One rejection from Organizational Studies later and I was back where I started so many years ago — with an unthinkably tremendous love for words on a page.
Finally, I declared English, joined Daily Arts and later got another writing job.
One night after dinner last semester, my roommate carefully cut up an orange and put the slices in one of our multi-colored plastic bowls while I washed my dishes. I was hit with a pang of familiarity; my dad eats an orange every day after dinner, peeling it with precision while my mom does the dishes, and my sister and I lean against the counter, talking to them.
It felt slightly odd to watch her do something I had seen for my entire life, but it also felt comforting — like I was returning home, like nothing had changed.
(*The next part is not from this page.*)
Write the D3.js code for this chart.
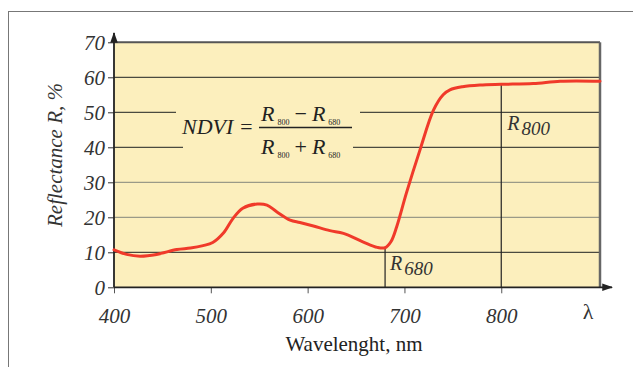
<!DOCTYPE html>
<html><head><meta charset="utf-8">
<script src="https://cdn.jsdelivr.net/npm/d3@7"></script>
<style>body{margin:0;background:#fff}svg{display:block}</style>
</head><body>
<svg id="c" width="633" height="367"></svg>
<script>
const wavelengths = [400,413,427,444,465,479,492,502,513,523,533,548,558,568,582,592,606,623,637,657,672,680,686,692,702,716,730,740,747,760,778,800,833,861,902];
const reflectance = [10.7,9.4,8.9,9.4,10.8,11.2,11.9,12.8,15.5,19.7,22.6,23.8,23.5,21.6,19.2,18.5,17.5,16.2,15.4,13,11.4,11.3,13,17.3,26.9,39.2,50.6,55,56.4,57.3,57.8,58,58.2,58.9,58.9];
const xTicks = [400,500,600,700,800];
const yTicks = [0,10,20,30,40,50,60,70];
const markers = [{nm:680, r:11.3, label:"680"},{nm:800, r:58, label:"800"}];

const svg = d3.select("#c");
const serif = "Liberation Serif, Times New Roman, serif";
const x = d3.scaleLinear().domain([400,902]).range([114,600]);
const y = d3.scaleLinear().domain([0,70]).range([287.3,42.3]);

// outer frame
svg.append("rect").attr("x",8.5).attr("y",11.5).attr("width",700).attr("height",400)
  .attr("fill","none").attr("stroke","#777").attr("stroke-width",1);

// plot background
svg.append("rect").attr("x",x(400)).attr("y",y(70)).attr("width",x(902)-x(400)).attr("height",y(0)-y(70))
  .attr("fill","#FCEFBD");

// gridlines
const gaps = {50:[176,360],40:[183,353]};
yTicks.filter(v=>v>0 && v<70).forEach(v=>{
  const col = (v===20||v===30)?"#9a9a88":"#4a4a40";
  const g = gaps[v];
  const segs = g ? [[x(400),g[0]],[g[1],x(902)]] : [[x(400),x(902)]];
  segs.forEach(s=>svg.append("line").attr("x1",s[0]).attr("x2",s[1]).attr("y1",y(v)).attr("y2",y(v))
    .attr("stroke",col).attr("stroke-width",1.3));
});

// top and right border
svg.append("line").attr("x1",x(400)).attr("x2",x(902)).attr("y1",y(70)).attr("y2",y(70)).attr("stroke","#555").attr("stroke-width",2);
svg.append("line").attr("x1",x(902)).attr("x2",x(902)).attr("y1",y(70)).attr("y2",y(0)).attr("stroke","#666").attr("stroke-width",2.5);

// marker verticals
markers.forEach(m=>{
  svg.append("line").attr("x1",x(m.nm)).attr("x2",x(m.nm)).attr("y1",y(0)).attr("y2",y(m.r))
    .attr("stroke","#222").attr("stroke-width",1.2);
});

// axes
const yAxis = d3.axisLeft(y).tickValues(yTicks).tickSize(6).tickPadding(3);
const gy = svg.append("g").attr("transform",`translate(${x(400)},0)`).call(yAxis);
gy.select(".domain").remove();
gy.selectAll("text").attr("font-family",serif).attr("font-style","italic").attr("font-size",21).attr("fill","#333").attr("dy","0.34em");
gy.selectAll("line").attr("stroke","#333");

const xAxis = d3.axisBottom(x).tickValues(xTicks).tickSize(6).tickPadding(15);
const gx = svg.append("g").attr("transform",`translate(0,${y(0)})`).call(xAxis);
gx.select(".domain").remove();
gx.selectAll("text").attr("font-family",serif).attr("font-style","italic").attr("font-size",21).attr("fill","#333");
gx.selectAll("line").attr("stroke","#555");

// axis lines with arrows
const defs = svg.append("defs");
defs.append("marker").attr("id","arr").attr("viewBox","0 0 10 10").attr("refX",9).attr("refY",5)
  .attr("markerWidth",6).attr("markerHeight",6).attr("orient","auto")
  .append("path").attr("d","M0,1.5 L10,5 L0,8.5 Z").attr("fill","#222");
svg.append("line").attr("x1",x(400)).attr("x2",x(400)).attr("y1",y(0)).attr("y2",33)
  .attr("stroke","#222").attr("stroke-width",1.8).attr("marker-end","url(#arr)");
svg.append("line").attr("x1",x(400)).attr("x2",612).attr("y1",y(0)).attr("y2",y(0))
  .attr("stroke","#222").attr("stroke-width",1.8).attr("marker-end","url(#arr)");

// curve
const line = d3.line().x((d,i)=>x(wavelengths[i])).y(d=>y(d)).curve(d3.curveCatmullRom.alpha(0.5));
svg.append("path").datum(reflectance).attr("d",line).attr("fill","none")
  .attr("stroke","#F03A2A").attr("stroke-width",3).attr("stroke-linecap","round");

// marker labels
function rlabel(px,py,sub){
  const t = svg.append("text").attr("x",px).attr("y",py).attr("font-family",serif).attr("font-style","italic")
    .attr("font-size",20).attr("fill","#333");
  t.append("tspan").text("R");
  t.append("tspan").attr("dx",2).attr("dy",5).attr("font-size",19).text(sub);
}
rlabel(x(680)+5,270,"680");
rlabel(x(800)+6,130,"800");

// formula
const fcol = "#222";
svg.append("text").attr("x",182).attr("y",134).attr("font-family",serif).attr("font-style","italic")
  .attr("font-size",22).attr("fill",fcol).text("NDVI =");
function term(px,py,sign){
  const t = svg.append("text").attr("x",px).attr("y",py).attr("font-family",serif).attr("font-size",22).attr("fill",fcol);
  t.append("tspan").attr("font-style","italic").text("R");
  t.append("tspan").attr("font-size",8).attr("dx",3).attr("dy",4).attr("fill",fcol).text("800");
  t.append("tspan").attr("dx",5).attr("dy",-4).text(sign);
  t.append("tspan").attr("dx",5).attr("font-style","italic").text("R");
  t.append("tspan").attr("font-size",8).attr("dx",3).attr("dy",4).attr("fill",fcol).text("680");
}
term(261,121,"\u2212");
term(261,154,"+");
svg.append("line").attr("x1",259).attr("x2",352).attr("y1",127.5).attr("y2",127.5).attr("stroke",fcol).attr("stroke-width",1.3);

// axis titles
svg.append("text").attr("transform","translate(62,155) rotate(-90)").attr("text-anchor","middle")
  .attr("font-family",serif).attr("font-style","italic").attr("font-size",21).attr("fill","#333").text("Reflectance R, %");
svg.append("text").attr("x",354).attr("y",351).attr("text-anchor","middle")
  .attr("font-family",serif).attr("font-size",21).attr("fill","#222").text("Wavelenght, nm");
svg.append("text").attr("x",588).attr("y",319).attr("text-anchor","middle")
  .attr("font-family",serif).attr("font-size",22).attr("fill","#333").text("\u03BB");
</script>
</body></html>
No matter what or where I was, nobody could take away the soothing sensation of the experience. I’ve since recognized it’s the same feeling I get every time I open up a new Word document and start writing again.
I’d be nowhere without my long-winded path to my major and rekindled passion for journalism and creative writing. Likewise, I’m grateful for the teachers, professors, students and friends who have influenced me — whether positively or negatively — and of course, for my family and their constant encouragement. It’s all taught me to push past the self-doubt because I’m incredibly lucky to do what I’ve always loved.
And no, in case you missed it earlier, Bill Clinton did not talk to a chair.